Le 19 novembre, Aernnova Andalousie a annoncé 86 licenciements, soit 46 % de l’effectif. L’entreprise, qui aujourd’hui parle de baisse de commandes, avait en 2018 des actifs évalués à 720 millions d’euros. En 2017, Aernnova avait négocié avec la banque un crédit de 450 millions d’euros pour acheter la compagnie américaine Brek, en utilisant la moitié de ses recettes, et avait distribué 75 millions de dividendes aux dirigeants.

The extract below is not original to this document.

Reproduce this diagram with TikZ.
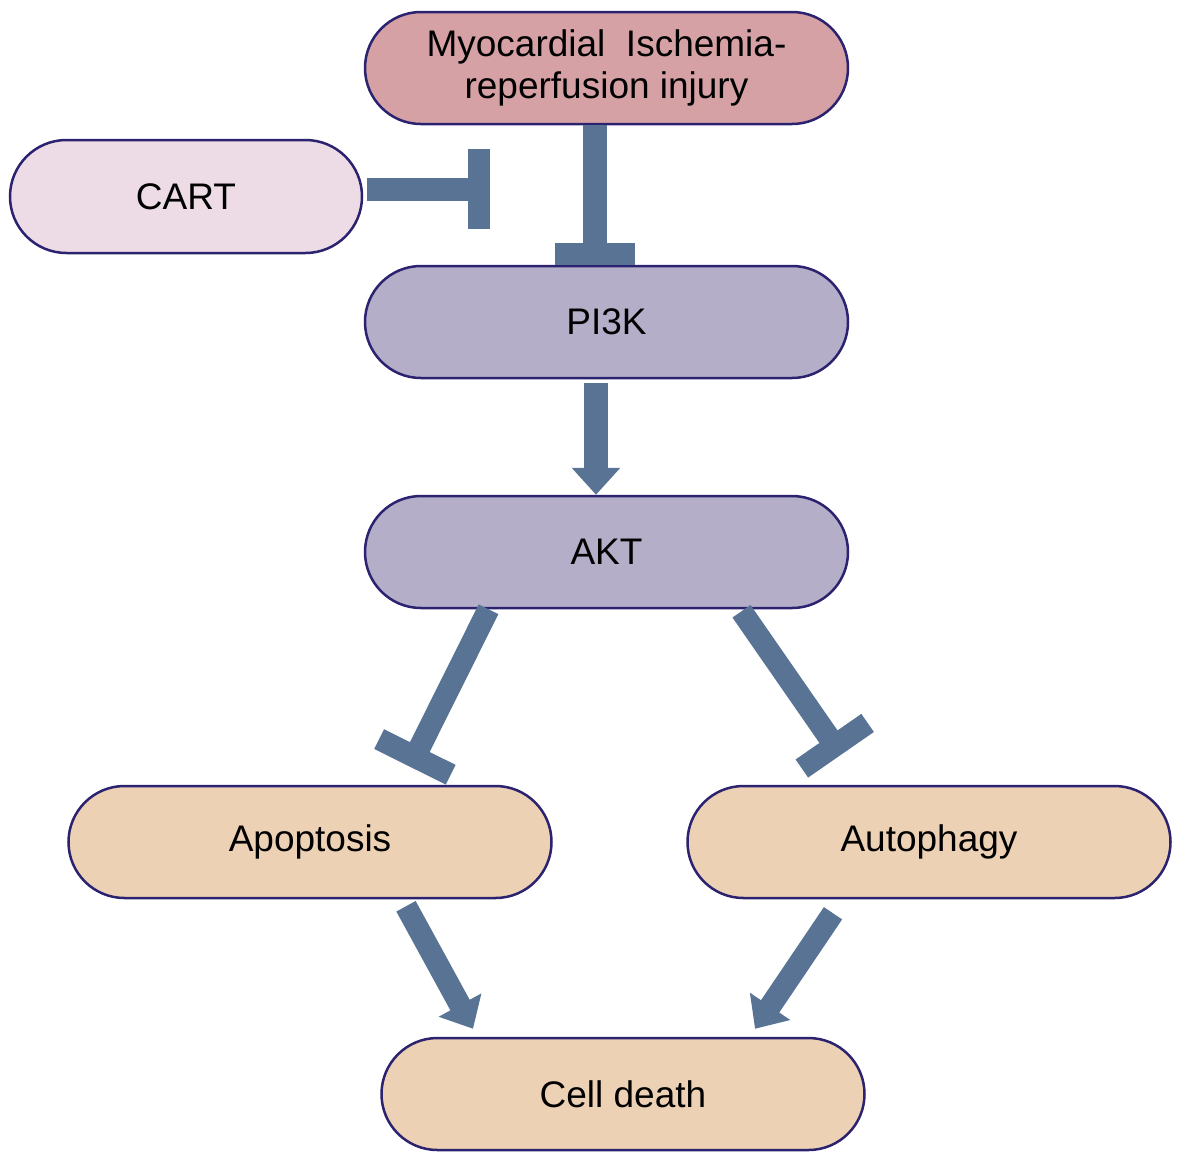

Les travailleurs se sont mis en grève le 9 décembre. Et depuis cette date ils ont multiplié les actions : rassemblements, manifestations, contacts avec d’autres entreprises menacées de licenciements, barrages sur les routes, collectes... Ils réclament le maintien des emplois, en sachant bien que des bénéfices, il y en a, et que des aides publiques, Aernnova en a reçu massivement.

Parallèlement aux actions et manifestations, les délégués syndicaux ont aussi participé à des réunions avec des organismes officiels mais, de ce côté-là, il n’y a rien à attendre, même si le gouvernement dit de progrès, socialistes, Podemos, communistes, prétend avoir interdit les licenciements. Ce gouvernement dit de gauche se contente d’arroser les entreprises de milliards et les regarde licencier partout sans rien faire.

Devant le cynisme patronal qui utilise partout le prétexte de la crise sanitaire pour jeter à la rue des milliers de travailleurs afin de maintenir ses bénéfices, semant la misère dans tout le pays, une riposte d’ensemble du monde du travail s’imposerait. On ne peut attendre cette initiative des dirigeants syndicaux. Elle ne pourra venir que des travailleurs, s’ils prennent conscience, au travers des combats pour l’instant dispersés, qu’ils ont un formidable atout dans leurs mains, celui de faire tourner toute la société. Isolés, les travailleurs ne sont rien, solidaires dans une lutte générale, ils peuvent être tout.